_INFORMATION PROVIDED_:
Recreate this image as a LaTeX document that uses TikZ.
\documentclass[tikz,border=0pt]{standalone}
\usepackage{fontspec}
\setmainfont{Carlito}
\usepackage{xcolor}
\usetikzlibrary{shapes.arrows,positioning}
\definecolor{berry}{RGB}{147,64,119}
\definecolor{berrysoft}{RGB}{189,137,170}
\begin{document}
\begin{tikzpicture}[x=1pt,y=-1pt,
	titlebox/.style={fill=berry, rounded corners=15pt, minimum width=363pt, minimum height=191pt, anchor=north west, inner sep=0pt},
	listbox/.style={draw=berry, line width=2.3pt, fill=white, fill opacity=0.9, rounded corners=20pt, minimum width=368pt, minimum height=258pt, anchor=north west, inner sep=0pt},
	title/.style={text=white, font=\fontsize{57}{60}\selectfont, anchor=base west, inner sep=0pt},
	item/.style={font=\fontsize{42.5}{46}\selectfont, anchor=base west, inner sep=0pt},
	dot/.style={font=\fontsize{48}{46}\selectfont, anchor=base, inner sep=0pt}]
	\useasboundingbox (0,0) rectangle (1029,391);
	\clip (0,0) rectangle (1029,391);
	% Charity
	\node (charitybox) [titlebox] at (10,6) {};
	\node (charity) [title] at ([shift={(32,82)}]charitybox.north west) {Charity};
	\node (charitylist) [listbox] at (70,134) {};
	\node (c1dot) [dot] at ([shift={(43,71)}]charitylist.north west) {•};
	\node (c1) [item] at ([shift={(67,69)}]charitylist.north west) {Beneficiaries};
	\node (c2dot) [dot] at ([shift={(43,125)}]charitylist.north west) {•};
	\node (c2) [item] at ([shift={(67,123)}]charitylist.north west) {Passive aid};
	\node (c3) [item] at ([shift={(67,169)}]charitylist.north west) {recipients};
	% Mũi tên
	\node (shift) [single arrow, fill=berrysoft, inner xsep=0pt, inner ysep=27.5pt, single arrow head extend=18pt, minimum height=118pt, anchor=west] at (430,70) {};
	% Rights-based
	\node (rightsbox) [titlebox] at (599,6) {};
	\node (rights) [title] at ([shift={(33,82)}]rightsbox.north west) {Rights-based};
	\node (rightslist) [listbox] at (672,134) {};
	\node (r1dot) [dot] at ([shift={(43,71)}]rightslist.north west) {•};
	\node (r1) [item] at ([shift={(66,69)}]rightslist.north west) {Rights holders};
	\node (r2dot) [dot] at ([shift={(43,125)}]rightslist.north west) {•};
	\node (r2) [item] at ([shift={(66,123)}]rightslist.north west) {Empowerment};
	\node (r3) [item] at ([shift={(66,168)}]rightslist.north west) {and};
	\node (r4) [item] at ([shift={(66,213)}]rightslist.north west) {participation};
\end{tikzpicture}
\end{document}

_GIVEN REQUEST_: Write out the listing once more, matching it exactly.

_CORRECT OUTPUT_:
Recreate this image as a LaTeX document that uses TikZ.
\documentclass[tikz,border=0pt]{standalone}
\usepackage{fontspec}
\setmainfont{Carlito}
\usepackage{xcolor}
\usetikzlibrary{shapes.arrows,positioning}
\definecolor{berry}{RGB}{147,64,119}
\definecolor{berrysoft}{RGB}{189,137,170}
\begin{document}
\begin{tikzpicture}[x=1pt,y=-1pt,
	titlebox/.style={fill=berry, rounded corners=15pt, minimum width=363pt, minimum height=191pt, anchor=north west, inner sep=0pt},
	listbox/.style={draw=berry, line width=2.3pt, fill=white, fill opacity=0.9, rounded corners=20pt, minimum width=368pt, minimum height=258pt, anchor=north west, inner sep=0pt},
	title/.style={text=white, font=\fontsize{57}{60}\selectfont, anchor=base west, inner sep=0pt},
	item/.style={font=\fontsize{42.5}{46}\selectfont, anchor=base west, inner sep=0pt},
	dot/.style={font=\fontsize{48}{46}\selectfont, anchor=base, inner sep=0pt}]
	\useasboundingbox (0,0) rectangle (1029,391);
	\clip (0,0) rectangle (1029,391);
	% Charity
	\node (charitybox) [titlebox] at (10,6) {};
	\node (charity) [title] at ([shift={(32,82)}]charitybox.north west) {Charity};
	\node (charitylist) [listbox] at (70,134) {};
	\node (c1dot) [dot] at ([shift={(43,71)}]charitylist.north west) {•};
	\node (c1) [item] at ([shift={(67,69)}]charitylist.north west) {Beneficiaries};
	\node (c2dot) [dot] at ([shift={(43,125)}]charitylist.north west) {•};
	\node (c2) [item] at ([shift={(67,123)}]charitylist.north west) {Passive aid};
	\node (c3) [item] at ([shift={(67,169)}]charitylist.north west) {recipients};
	% Mũi tên
	\node (shift) [single arrow, fill=berrysoft, inner xsep=0pt, inner ysep=27.5pt, single arrow head extend=18pt, minimum height=118pt, anchor=west] at (430,70) {};
	% Rights-based
	\node (rightsbox) [titlebox] at (599,6) {};
	\node (rights) [title] at ([shift={(33,82)}]rightsbox.north west) {Rights-based};
	\node (rightslist) [listbox] at (672,134) {};
	\node (r1dot) [dot] at ([shift={(43,71)}]rightslist.north west) {•};
	\node (r1) [item] at ([shift={(66,69)}]rightslist.north west) {Rights holders};
	\node (r2dot) [dot] at ([shift={(43,125)}]rightslist.north west) {•};
	\node (r2) [item] at ([shift={(66,123)}]rightslist.north west) {Empowerment};
	\node (r3) [item] at ([shift={(66,168)}]rightslist.north west) {and};
	\node (r4) [item] at ([shift={(66,213)}]rightslist.north west) {participation};
\end{tikzpicture}
\end{document}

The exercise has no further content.